**Instruction**.
Print, please, exactly and only the lines between the line holding "Reproduce this chart with matplotlib." and the line holding "fig = plt.figure(figsize=(W", inclusive, omitting any pictures.

**Records shown**.
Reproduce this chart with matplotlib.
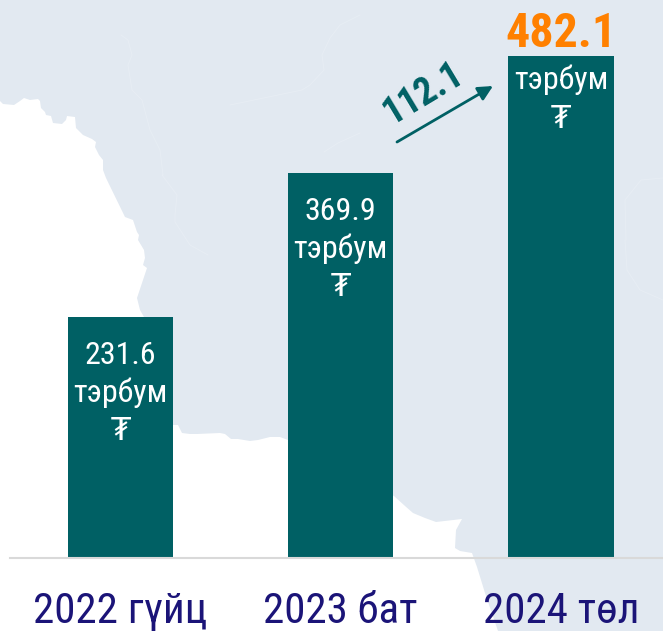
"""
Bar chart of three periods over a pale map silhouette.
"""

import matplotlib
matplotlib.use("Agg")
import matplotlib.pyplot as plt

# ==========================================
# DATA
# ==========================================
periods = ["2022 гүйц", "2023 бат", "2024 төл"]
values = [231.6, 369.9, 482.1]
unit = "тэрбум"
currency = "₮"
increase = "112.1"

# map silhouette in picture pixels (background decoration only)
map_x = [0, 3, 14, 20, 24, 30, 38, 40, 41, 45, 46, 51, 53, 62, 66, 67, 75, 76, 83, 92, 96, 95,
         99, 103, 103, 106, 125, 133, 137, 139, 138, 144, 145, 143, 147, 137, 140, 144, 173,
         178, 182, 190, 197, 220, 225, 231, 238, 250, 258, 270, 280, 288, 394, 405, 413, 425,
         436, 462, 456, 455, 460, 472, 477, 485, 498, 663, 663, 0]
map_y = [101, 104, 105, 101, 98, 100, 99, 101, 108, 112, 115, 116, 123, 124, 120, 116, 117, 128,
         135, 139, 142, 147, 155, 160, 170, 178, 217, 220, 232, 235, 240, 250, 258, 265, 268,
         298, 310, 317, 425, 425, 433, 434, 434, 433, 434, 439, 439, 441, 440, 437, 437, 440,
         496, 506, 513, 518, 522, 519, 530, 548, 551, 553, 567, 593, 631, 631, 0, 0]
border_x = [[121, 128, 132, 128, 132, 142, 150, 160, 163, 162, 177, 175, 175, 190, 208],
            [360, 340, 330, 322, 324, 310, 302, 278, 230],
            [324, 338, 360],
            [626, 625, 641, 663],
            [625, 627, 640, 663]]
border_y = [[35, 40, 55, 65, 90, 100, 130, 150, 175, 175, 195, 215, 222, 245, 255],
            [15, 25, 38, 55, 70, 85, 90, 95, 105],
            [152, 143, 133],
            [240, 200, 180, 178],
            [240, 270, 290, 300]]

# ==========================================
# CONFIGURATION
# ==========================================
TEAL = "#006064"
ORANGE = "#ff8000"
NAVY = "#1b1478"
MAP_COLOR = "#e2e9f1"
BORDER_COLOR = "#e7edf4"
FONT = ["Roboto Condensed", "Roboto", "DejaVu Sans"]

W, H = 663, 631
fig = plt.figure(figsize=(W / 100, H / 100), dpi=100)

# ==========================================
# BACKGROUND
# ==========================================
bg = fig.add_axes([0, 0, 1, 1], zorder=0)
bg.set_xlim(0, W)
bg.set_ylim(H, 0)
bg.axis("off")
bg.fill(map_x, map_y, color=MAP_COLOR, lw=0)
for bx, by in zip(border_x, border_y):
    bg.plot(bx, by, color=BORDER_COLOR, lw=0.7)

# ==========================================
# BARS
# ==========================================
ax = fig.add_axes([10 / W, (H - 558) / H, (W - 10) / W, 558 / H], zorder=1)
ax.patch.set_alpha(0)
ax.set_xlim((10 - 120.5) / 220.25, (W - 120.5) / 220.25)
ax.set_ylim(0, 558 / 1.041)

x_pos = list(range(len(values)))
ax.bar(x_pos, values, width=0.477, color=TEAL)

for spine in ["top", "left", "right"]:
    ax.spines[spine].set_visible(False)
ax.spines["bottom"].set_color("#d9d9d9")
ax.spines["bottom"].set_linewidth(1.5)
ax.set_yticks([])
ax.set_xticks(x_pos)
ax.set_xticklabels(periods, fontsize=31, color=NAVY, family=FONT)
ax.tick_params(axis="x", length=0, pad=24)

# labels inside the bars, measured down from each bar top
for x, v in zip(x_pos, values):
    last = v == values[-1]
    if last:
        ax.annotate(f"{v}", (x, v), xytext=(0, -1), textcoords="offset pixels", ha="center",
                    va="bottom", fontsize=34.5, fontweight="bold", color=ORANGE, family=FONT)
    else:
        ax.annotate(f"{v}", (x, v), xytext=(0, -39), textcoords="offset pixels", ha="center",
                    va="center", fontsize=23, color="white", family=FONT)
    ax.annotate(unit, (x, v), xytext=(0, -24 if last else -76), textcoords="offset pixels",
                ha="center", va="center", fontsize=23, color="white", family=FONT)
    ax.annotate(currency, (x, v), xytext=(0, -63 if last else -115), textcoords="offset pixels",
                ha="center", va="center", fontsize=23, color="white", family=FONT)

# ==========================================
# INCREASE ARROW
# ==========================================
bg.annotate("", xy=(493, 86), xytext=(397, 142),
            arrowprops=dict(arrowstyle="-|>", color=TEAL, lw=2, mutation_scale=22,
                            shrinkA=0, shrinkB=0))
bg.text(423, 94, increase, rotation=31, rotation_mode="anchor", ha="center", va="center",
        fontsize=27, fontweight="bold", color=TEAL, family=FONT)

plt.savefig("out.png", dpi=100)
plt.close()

...

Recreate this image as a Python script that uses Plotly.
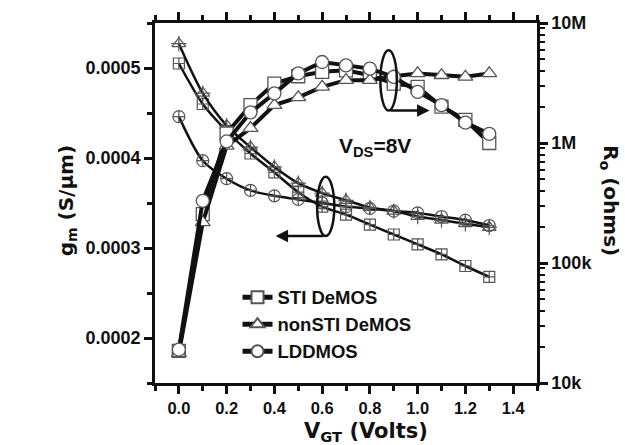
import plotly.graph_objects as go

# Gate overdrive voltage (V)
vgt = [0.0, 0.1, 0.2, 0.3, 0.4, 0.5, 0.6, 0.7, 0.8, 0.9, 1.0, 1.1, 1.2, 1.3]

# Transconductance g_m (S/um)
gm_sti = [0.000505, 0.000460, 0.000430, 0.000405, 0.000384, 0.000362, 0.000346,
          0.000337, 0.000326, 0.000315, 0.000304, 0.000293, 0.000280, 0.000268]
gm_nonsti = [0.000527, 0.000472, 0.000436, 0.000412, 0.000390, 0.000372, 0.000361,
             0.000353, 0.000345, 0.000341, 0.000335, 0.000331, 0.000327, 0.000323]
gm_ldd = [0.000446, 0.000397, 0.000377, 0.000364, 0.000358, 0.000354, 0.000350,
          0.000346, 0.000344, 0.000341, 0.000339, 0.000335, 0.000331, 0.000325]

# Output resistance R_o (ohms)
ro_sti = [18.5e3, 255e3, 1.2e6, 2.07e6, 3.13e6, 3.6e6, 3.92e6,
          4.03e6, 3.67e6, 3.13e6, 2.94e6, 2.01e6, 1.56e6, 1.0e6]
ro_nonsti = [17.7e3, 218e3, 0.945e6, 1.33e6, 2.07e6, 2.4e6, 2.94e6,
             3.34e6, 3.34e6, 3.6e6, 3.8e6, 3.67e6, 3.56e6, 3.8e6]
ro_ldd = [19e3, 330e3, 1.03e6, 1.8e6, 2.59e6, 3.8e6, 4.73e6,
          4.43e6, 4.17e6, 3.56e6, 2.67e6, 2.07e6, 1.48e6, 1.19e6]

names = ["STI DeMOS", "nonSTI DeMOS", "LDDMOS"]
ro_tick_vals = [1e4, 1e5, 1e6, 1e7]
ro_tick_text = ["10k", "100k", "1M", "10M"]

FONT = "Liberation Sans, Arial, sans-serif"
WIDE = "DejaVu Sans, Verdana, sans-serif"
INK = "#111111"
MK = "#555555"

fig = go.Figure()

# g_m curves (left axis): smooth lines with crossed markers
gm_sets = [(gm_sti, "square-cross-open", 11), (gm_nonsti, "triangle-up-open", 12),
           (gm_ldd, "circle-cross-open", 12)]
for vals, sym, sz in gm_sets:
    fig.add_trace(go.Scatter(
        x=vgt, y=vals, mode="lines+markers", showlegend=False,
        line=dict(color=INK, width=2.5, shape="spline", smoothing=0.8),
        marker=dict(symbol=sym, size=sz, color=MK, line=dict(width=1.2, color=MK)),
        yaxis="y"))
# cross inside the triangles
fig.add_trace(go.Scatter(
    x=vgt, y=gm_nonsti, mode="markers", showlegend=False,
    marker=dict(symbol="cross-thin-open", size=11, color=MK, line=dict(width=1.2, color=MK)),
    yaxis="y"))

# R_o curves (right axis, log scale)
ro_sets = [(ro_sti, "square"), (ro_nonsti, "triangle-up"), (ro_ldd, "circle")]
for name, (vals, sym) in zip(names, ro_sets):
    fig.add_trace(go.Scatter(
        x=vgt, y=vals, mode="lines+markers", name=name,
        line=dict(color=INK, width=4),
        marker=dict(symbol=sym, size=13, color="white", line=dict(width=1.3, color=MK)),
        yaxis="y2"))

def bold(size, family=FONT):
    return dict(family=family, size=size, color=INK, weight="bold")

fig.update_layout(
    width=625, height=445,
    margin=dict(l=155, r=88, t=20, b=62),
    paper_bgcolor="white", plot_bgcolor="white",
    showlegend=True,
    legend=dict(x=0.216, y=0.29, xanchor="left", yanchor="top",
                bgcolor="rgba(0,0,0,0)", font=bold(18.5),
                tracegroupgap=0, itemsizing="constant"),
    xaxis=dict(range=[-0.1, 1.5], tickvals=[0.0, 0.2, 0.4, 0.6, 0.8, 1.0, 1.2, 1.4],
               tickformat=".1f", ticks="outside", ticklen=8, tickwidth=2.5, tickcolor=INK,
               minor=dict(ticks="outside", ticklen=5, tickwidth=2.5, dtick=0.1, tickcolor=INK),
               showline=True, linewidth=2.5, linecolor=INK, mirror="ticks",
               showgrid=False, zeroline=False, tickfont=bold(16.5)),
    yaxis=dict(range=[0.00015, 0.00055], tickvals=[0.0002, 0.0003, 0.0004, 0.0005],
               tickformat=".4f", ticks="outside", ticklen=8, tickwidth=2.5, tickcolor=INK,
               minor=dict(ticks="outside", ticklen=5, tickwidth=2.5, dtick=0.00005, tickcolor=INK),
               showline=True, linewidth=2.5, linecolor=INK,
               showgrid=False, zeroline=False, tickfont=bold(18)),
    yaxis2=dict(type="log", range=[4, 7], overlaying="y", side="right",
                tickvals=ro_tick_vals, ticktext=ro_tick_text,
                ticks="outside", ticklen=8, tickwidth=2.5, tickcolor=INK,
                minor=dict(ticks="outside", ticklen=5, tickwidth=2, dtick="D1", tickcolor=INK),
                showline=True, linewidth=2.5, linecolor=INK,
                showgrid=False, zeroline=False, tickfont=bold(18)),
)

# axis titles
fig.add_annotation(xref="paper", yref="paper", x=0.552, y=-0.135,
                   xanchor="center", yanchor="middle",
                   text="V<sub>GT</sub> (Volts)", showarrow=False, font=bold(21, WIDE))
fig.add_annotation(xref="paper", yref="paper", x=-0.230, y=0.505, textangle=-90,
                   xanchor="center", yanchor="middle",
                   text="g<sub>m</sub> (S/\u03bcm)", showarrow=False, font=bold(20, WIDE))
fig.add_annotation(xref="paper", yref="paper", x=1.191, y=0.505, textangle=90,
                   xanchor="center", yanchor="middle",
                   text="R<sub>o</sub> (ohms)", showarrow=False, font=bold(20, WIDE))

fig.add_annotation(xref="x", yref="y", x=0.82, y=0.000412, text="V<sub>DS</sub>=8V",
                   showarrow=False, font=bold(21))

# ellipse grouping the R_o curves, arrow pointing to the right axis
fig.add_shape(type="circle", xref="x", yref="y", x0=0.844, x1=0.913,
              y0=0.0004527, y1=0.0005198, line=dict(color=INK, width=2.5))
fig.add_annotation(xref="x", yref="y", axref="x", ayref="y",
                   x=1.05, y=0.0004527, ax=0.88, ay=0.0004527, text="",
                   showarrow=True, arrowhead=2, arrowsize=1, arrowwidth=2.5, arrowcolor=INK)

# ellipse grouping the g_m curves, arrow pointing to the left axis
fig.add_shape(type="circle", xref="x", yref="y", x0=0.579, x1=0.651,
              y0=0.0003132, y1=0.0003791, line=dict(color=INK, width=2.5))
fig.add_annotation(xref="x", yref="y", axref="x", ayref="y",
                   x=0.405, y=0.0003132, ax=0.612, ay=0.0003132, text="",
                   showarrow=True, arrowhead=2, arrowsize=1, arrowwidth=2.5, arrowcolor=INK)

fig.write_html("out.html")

**Complete response**.
Reproduce this chart with matplotlib.
"""
Bar chart of three periods over a pale map silhouette.
"""

import matplotlib
matplotlib.use("Agg")
import matplotlib.pyplot as plt

# ==========================================
# DATA
# ==========================================
periods = ["2022 гүйц", "2023 бат", "2024 төл"]
values = [231.6, 369.9, 482.1]
unit = "тэрбум"
currency = "₮"
increase = "112.1"

# map silhouette in picture pixels (background decoration only)
map_x = [0, 3, 14, 20, 24, 30, 38, 40, 41, 45, 46, 51, 53, 62, 66, 67, 75, 76, 83, 92, 96, 95,
         99, 103, 103, 106, 125, 133, 137, 139, 138, 144, 145, 143, 147, 137, 140, 144, 173,
         178, 182, 190, 197, 220, 225, 231, 238, 250, 258, 270, 280, 288, 394, 405, 413, 425,
         436, 462, 456, 455, 460, 472, 477, 485, 498, 663, 663, 0]
map_y = [101, 104, 105, 101, 98, 100, 99, 101, 108, 112, 115, 116, 123, 124, 120, 116, 117, 128,
         135, 139, 142, 147, 155, 160, 170, 178, 217, 220, 232, 235, 240, 250, 258, 265, 268,
         298, 310, 317, 425, 425, 433, 434, 434, 433, 434, 439, 439, 441, 440, 437, 437, 440,
         496, 506, 513, 518, 522, 519, 530, 548, 551, 553, 567, 593, 631, 631, 0, 0]
border_x = [[121, 128, 132, 128, 132, 142, 150, 160, 163, 162, 177, 175, 175, 190, 208],
            [360, 340, 330, 322, 324, 310, 302, 278, 230],
            [324, 338, 360],
            [626, 625, 641, 663],
            [625, 627, 640, 663]]
border_y = [[35, 40, 55, 65, 90, 100, 130, 150, 175, 175, 195, 215, 222, 245, 255],
            [15, 25, 38, 55, 70, 85, 90, 95, 105],
            [152, 143, 133],
            [240, 200, 180, 178],
            [240, 270, 290, 300]]

# ==========================================
# CONFIGURATION
# ==========================================
TEAL = "#006064"
ORANGE = "#ff8000"
NAVY = "#1b1478"
MAP_COLOR = "#e2e9f1"
BORDER_COLOR = "#e7edf4"
FONT = ["Roboto Condensed", "Roboto", "DejaVu Sans"]

W, H = 663, 631
fig = plt.figure(figsize=(W / 100, H / 100), dpi=100)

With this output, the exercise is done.